The Village of Canton Case seems to hold that he does lose it, but it purports to follow the Murphy Case and others which are easily distinguishable. In the Murphy Case the plaintiff sued for the damages actually sustained by him by reason of abandonment of the contract. The defendant tried to limit him to the stipulated per diem sum. The court allowed plaintiff to recover his actual damages, saying that the per diem allowance was not intended to be paid in lieu of performance, but upon performance after the time fixed in the agreement. Bacigalupi v. Phœnix Bldg. & Const. Co., 14 Cal. App. 632, 112 P. 892, also cited by Professor Williston, is to the same effect. In these cases the plaintiff made no claim to collect liquidated damages for delay, as well as the increased cost of completing the abandoned work. They are not, therefore, authorities for the alleged rule that he cannot do so. The other cases relied upon in the Village of Canton Case are in most instances decided upon a construction of other provisions of the contract. In none of them is the situation the same as in the case at bar.
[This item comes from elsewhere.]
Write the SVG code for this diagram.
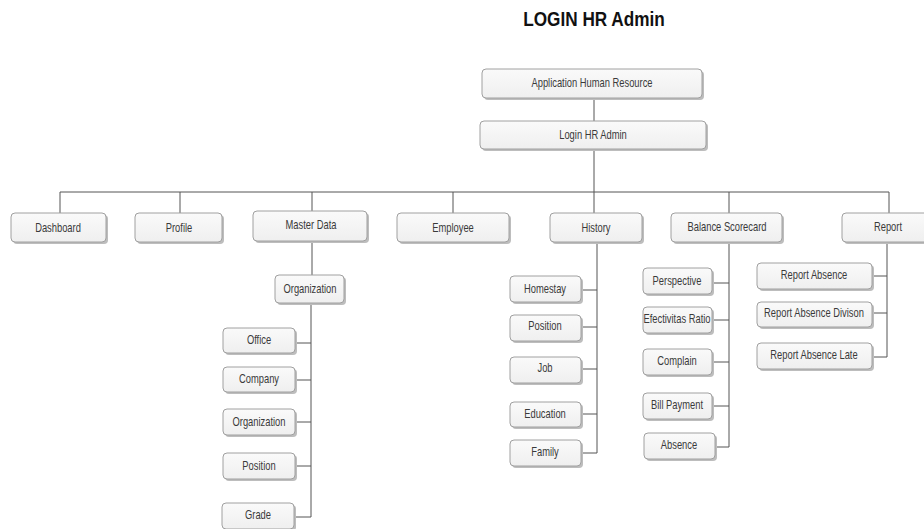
<svg xmlns="http://www.w3.org/2000/svg" width="924" height="529" viewBox="0 0 924 529">
<defs>
<linearGradient id="g" x1="0" y1="0" x2="0" y2="1">
<stop offset="0" stop-color="#fafafa"/>
<stop offset="1" stop-color="#efefef"/>
</linearGradient>
</defs>
<style>
.sh{fill:#bdbdbd}
.bx{fill:url(#g);stroke:#a0a0a0;stroke-width:1}
.t{font-family:"Liberation Sans",Arial,sans-serif;font-size:12px;fill:#3a3a3a;text-anchor:middle}
.ttl{font-family:"Liberation Sans",Arial,sans-serif;font-size:20px;font-weight:bold;fill:#111;text-anchor:middle}
.c{fill:none;stroke:#555;stroke-width:1}
</style>
<rect width="924" height="529" fill="#ffffff"/>
<text class="ttl" transform="translate(594,26) scale(0.86,1)">LOGIN HR Admin</text>
<g id="connectors">
<path class="c" d="M594 99V121M594 150V192M60 192H889M60 192V213M180 192V213M312 192V211M453 192V213M594 192V213M729 192V213M889 192V213"/>
<path class="c" d="M312 241V275M311 303V517M295 343H311M295 380H311M295 422H311M295 466H311M294 517H311"/>
<path class="c" d="M597 242V453M581 290H597M581 327H597M581 369H597M581 414H597M581 453H597"/>
<path class="c" d="M729 242V447M712 283H729M712 320H729M712 362H729M712 406H729M715 447H729"/>
<path class="c" d="M887 242V357M872 276H887M872 313H887M872 357H887"/>
</g>
<g id="n-app"><rect class="sh" x="484" y="71" width="220" height="29" rx="4"/><rect class="bx" x="482" y="69" width="220" height="29" rx="4"/><text class="t" transform="translate(592,87) scale(0.78,1)">Application Human Resource</text></g>
<g id="n-login"><rect class="sh" x="482" y="123" width="226" height="28" rx="4"/><rect class="bx" x="480" y="121" width="226" height="28" rx="4"/><text class="t" transform="translate(593,139) scale(0.78,1)">Login HR Admin</text></g>
<g id="n-dashboard"><rect class="sh" x="13" y="215" width="95" height="29" rx="4"/><rect class="bx" x="11" y="213" width="95" height="29" rx="4"/><text class="t" transform="translate(58,232) scale(0.78,1)">Dashboard</text></g>
<g id="n-profile"><rect class="sh" x="137" y="215" width="87" height="29" rx="4"/><rect class="bx" x="135" y="213" width="87" height="29" rx="4"/><text class="t" transform="translate(179,232) scale(0.78,1)">Profile</text></g>
<g id="n-master"><rect class="sh" x="255" y="213" width="114" height="30" rx="4"/><rect class="bx" x="253" y="211" width="114" height="30" rx="4"/><text class="t" transform="translate(311,229) scale(0.78,1)">Master Data</text></g>
<g id="n-employee"><rect class="sh" x="399" y="215" width="112" height="29" rx="4"/><rect class="bx" x="397" y="213" width="112" height="29" rx="4"/><text class="t" transform="translate(453,232) scale(0.78,1)">Employee</text></g>
<g id="n-history"><rect class="sh" x="552" y="215" width="92" height="29" rx="4"/><rect class="bx" x="550" y="213" width="92" height="29" rx="4"/><text class="t" transform="translate(596,232) scale(0.78,1)">History</text></g>
<g id="n-balance"><rect class="sh" x="673" y="215" width="111" height="29" rx="4"/><rect class="bx" x="671" y="213" width="111" height="29" rx="4"/><text class="t" transform="translate(727,231) scale(0.78,1)">Balance Scorecard</text></g>
<g id="n-report"><rect class="sh" x="844" y="215" width="100" height="29" rx="4"/><rect class="bx" x="842" y="213" width="100" height="29" rx="4"/><text class="t" transform="translate(888,231) scale(0.78,1)">Report</text></g>
<g id="n-organization"><rect class="sh" x="277" y="277" width="69" height="28" rx="4"/><rect class="bx" x="275" y="275" width="69" height="28" rx="4"/><text class="t" transform="translate(310,293) scale(0.78,1)">Organization</text></g>
<g id="n-office"><rect class="sh" x="225" y="330" width="72" height="25" rx="4"/><rect class="bx" x="223" y="328" width="72" height="25" rx="4"/><text class="t" transform="translate(259,344) scale(0.78,1)">Office</text></g>
<g id="n-company"><rect class="sh" x="225" y="369" width="72" height="25" rx="4"/><rect class="bx" x="223" y="367" width="72" height="25" rx="4"/><text class="t" transform="translate(259,383) scale(0.78,1)">Company</text></g>
<g id="n-organization2"><rect class="sh" x="225" y="411" width="72" height="26" rx="4"/><rect class="bx" x="223" y="409" width="72" height="26" rx="4"/><text class="t" transform="translate(259,426) scale(0.78,1)">Organization</text></g>
<g id="n-position"><rect class="sh" x="225" y="455" width="72" height="26" rx="4"/><rect class="bx" x="223" y="453" width="72" height="26" rx="4"/><text class="t" transform="translate(259,470) scale(0.78,1)">Position</text></g>
<g id="n-grade"><rect class="sh" x="224" y="505" width="72" height="26" rx="4"/><rect class="bx" x="222" y="503" width="72" height="26" rx="4"/><text class="t" transform="translate(258,519) scale(0.78,1)">Grade</text></g>
<g id="n-homestay"><rect class="sh" x="512" y="278" width="71" height="26" rx="4"/><rect class="bx" x="510" y="276" width="71" height="26" rx="4"/><text class="t" transform="translate(545,293) scale(0.78,1)">Homestay</text></g>
<g id="n-position2"><rect class="sh" x="512" y="317" width="71" height="26" rx="4"/><rect class="bx" x="510" y="315" width="71" height="26" rx="4"/><text class="t" transform="translate(545,330) scale(0.78,1)">Position</text></g>
<g id="n-job"><rect class="sh" x="512" y="359" width="71" height="26" rx="4"/><rect class="bx" x="510" y="357" width="71" height="26" rx="4"/><text class="t" transform="translate(545,372) scale(0.78,1)">Job</text></g>
<g id="n-education"><rect class="sh" x="512" y="404" width="71" height="25" rx="4"/><rect class="bx" x="510" y="402" width="71" height="25" rx="4"/><text class="t" transform="translate(545,418) scale(0.78,1)">Education</text></g>
<g id="n-family"><rect class="sh" x="512" y="442" width="71" height="26" rx="4"/><rect class="bx" x="510" y="440" width="71" height="26" rx="4"/><text class="t" transform="translate(545,456) scale(0.78,1)">Family</text></g>
<g id="n-perspective"><rect class="sh" x="645" y="270" width="69" height="26" rx="4"/><rect class="bx" x="643" y="268" width="69" height="26" rx="4"/><text class="t" transform="translate(677,285) scale(0.78,1)">Perspective</text></g>
<g id="n-efectivitas"><rect class="sh" x="645" y="309" width="69" height="26" rx="4"/><rect class="bx" x="643" y="307" width="69" height="26" rx="4"/><text class="t" transform="translate(677,323) scale(0.78,1)">Efectivitas Ratio</text></g>
<g id="n-complain"><rect class="sh" x="645" y="351" width="69" height="26" rx="4"/><rect class="bx" x="643" y="349" width="69" height="26" rx="4"/><text class="t" transform="translate(677,365) scale(0.78,1)">Complain</text></g>
<g id="n-bill"><rect class="sh" x="645" y="395" width="69" height="26" rx="4"/><rect class="bx" x="643" y="393" width="69" height="26" rx="4"/><text class="t" transform="translate(677,409) scale(0.78,1)">Bill Payment</text></g>
<g id="n-absence"><rect class="sh" x="646" y="435" width="71" height="26" rx="4"/><rect class="bx" x="644" y="433" width="71" height="26" rx="4"/><text class="t" transform="translate(679,449) scale(0.78,1)">Absence</text></g>
<g id="n-rabsence"><rect class="sh" x="759" y="265" width="115" height="26" rx="4"/><rect class="bx" x="757" y="263" width="115" height="26" rx="4"/><text class="t" transform="translate(814,279) scale(0.78,1)">Report Absence</text></g>
<g id="n-rdivison"><rect class="sh" x="759" y="304" width="115" height="25" rx="4"/><rect class="bx" x="757" y="302" width="115" height="25" rx="4"/><text class="t" transform="translate(814,317) scale(0.78,1)">Report Absence Divison</text></g>
<g id="n-rlate"><rect class="sh" x="759" y="345" width="115" height="26" rx="4"/><rect class="bx" x="757" y="343" width="115" height="26" rx="4"/><text class="t" transform="translate(814,359) scale(0.78,1)">Report Absence Late</text></g>
</svg>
On the other hand, there are a number of decisions which permit the owner to recover, not only the increased cost of completing the abandoned contract, but also liquidated damages for delay caused by the contractor's breach. School District v. De Lano, 96 Kan. 499, 152 P. 668; Watson v. De Witt County, 19 Tex. Civ. App. 150, 46 S.W. 1061; Comey v. United Surety Co., 160 App. Div. 698, 145 N.Y.S. 674, aff'd, 217 N.Y. 268, 111 N.E. 832, Ann. Cas. 1917E, 424; McKegney v. Ill. Surety Co., 180 App. Div. 507, 167 N.Y.S. 843; Bankers' Surety Co. v. Elkhorn River Drainage Dist., 214 F. 342 (C. C. A. 8). These cases do not limit the liquidated damages to delays occurring prior to the contractor's abandonment. They do require that the delay be caused by the contractor, but his default may be operative to delay completion by the owner. The contractor cannot, of course, be held for the delays caused solely by the owner in completing the work. Gilette v. Young, 45 Colo. 562, 101 P. 766. We think the owner must show the time that the contractor would have taken to complete the work. Ordinarily this will be no longer than the shortest time in which it could be completed, but that is a question of fact for him to answer. If he can show that, we see no reason why the contractor's repudiation should stop the running of the liquidated damage clause.

How much the plaintiff's liquidated damages will be this record does not show, but it is apparent that he will be entitled to some recovery on the bond, after giving the defendant credit for the wrongful payment to the trust company.

The judgment is therefore reversed, and the cause remanded for further proceedings.